The question whether absence of valid Permit to a transport vehicle at the time of accident is a 'fundamental breach' or a 'technical breach' had come up for consideration again before the Apex Court recently in Amrit paul Singh and Another Vs. TATA AIG General Insurance Co. Ltd. and the Apex Court held that the offending truck was not having a valid Permit on the date of accident which was not a technical breach to attract the dictum in National Insurance Co. Ltd. Vs. Swaran Singh and others' case. The Bench held that the exceptions carved out under Section 66 (3) of the Act are to be pleaded and proved by the insured/owner and this burden cannot be shifted to the shoulders of the insurer. It has accordingly been declared that, the use of a transport vehicle in a public place without Permit is a fundamental/statutory infraction and the principles laid down in Swaran Singh's case [cited supra] and Lakshmi Chand Vs. Reliance General Insurance cannot be applicable in this regard. The Apex Court held, in such circumstances, that the verdict passed by the High Court affirming the stand of the Tribunal directing the insurer to satisfy the liability and to have it recovered from the owner/insured was in consonance with the principles stated in Swaran Singh's case [cited supra] and other cases pertaining to 'pay and recover principle'.

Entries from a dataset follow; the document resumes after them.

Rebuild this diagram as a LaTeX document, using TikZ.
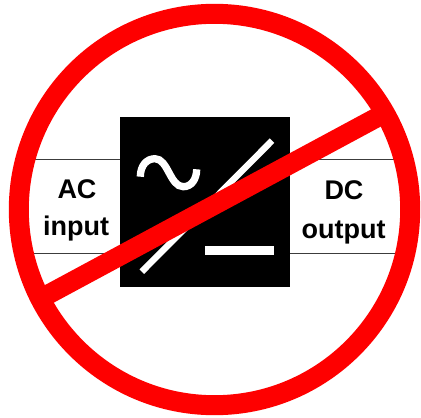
\documentclass[tikz,border=0pt]{standalone}
\usepackage{fontspec}
\setmainfont{Liberation Sans}
\definecolor{banred}{RGB}{254,0,0}
\definecolor{wire}{RGB}{60,60,60}
\begin{document}
\begin{tikzpicture}[x=1pt,y=-1pt,
  wireline/.style={draw=wire,line width=1.6pt},
  lbl/.style={anchor=base,inner sep=0pt,font=\fontsize{27}{29}\selectfont\bfseries,text=black},
  symbol/.style={draw=white,line cap=butt},
  ban/.style={draw=banred,line cap=butt}]
\useasboundingbox[fill=white] (0,0) rectangle (421,418);
\coordinate (ringc) at (214.5,209.5);
\coordinate (wl1) at (25,159.3);
\coordinate (wl2) at (25,253.3);
\coordinate (wr1) at (405,159.3);
\coordinate (wr2) at (405,253.3);
\node[fill=black,draw=none,minimum size=170pt,inner sep=0pt] (conv) at (205,202) {};
\draw[wireline] (wl1) -- (wl1-|conv.west);
\draw[wireline] (wl2) -- (wl2-|conv.west);
\draw[wireline] (wr1) -- (wr1-|conv.east);
\draw[wireline] (wr2) -- (wr2-|conv.east);
\node[lbl] (ac) at (77,198.3) {AC};
\node[lbl] (in) at (76,235.7) {input};
\node[lbl] (dc) at (344,199.8) {DC};
\node[lbl] (out) at (343.5,238) {output};
\coordinate (s1) at (141.8,271.7);
\coordinate (s2) at (272,140.7);
\draw[symbol,line width=6.4pt] (s1) -- (s2);
\coordinate (d1) at (205,250.7);
\coordinate (d2) at (274.3,250.7);
\draw[symbol,line width=9.3pt] (d1) -- (d2);
\draw[symbol,line width=7.3pt] (140.3,176.7) .. controls (140.5,165) and (147,158.7) .. (155,158.7)
  .. controls (168,158.7) and (170,186.7) .. (183.3,186.7)
  .. controls (191,186.7) and (196.5,180) .. (196.7,169.3);
\coordinate (b1) at (45,296.2);
\coordinate (b2) at (380,115.8);
\draw[ban,line width=19.7pt] (b1) -- (b2);
\draw[ban,line width=20pt] (ringc) circle[radius=195.7];
\end{tikzpicture}
\end{document}
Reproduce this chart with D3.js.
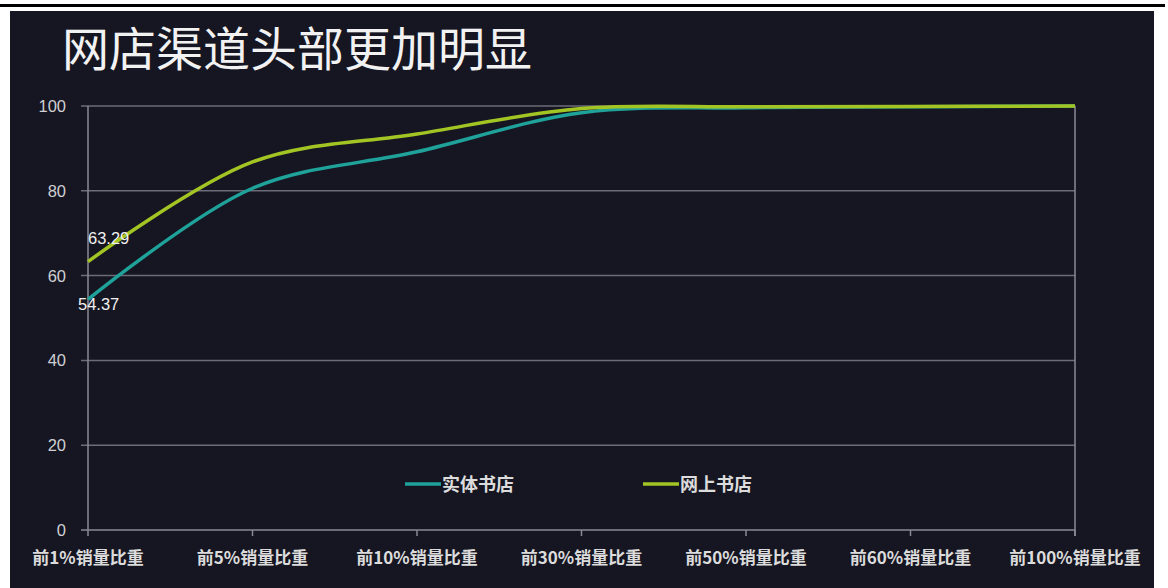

The bench held that from the above, it is quite evident that the law stands settled by the Apex Court as per the decision Challa Upendra Rao' case [cited supra] and the latest ruling in Amrit paul's case [cited supra]. This being the position, the dictum laid down by the Full Bench of this Court in Augustine V.M. Vs. Ayyappankutty @ Mani and others holding that the absence of valid Permit or Fitness Certificate is not a fundamental breach, but a technical breach and that no right of recovery can be given to the insurer is not at all correct. It accordingly stands overruled. Consequently, the dictum in Thara G. Vs. Syamala S. is restored and the contrary view expressed in Sethunath Vs. John
Varghese case stands declared as incorrect.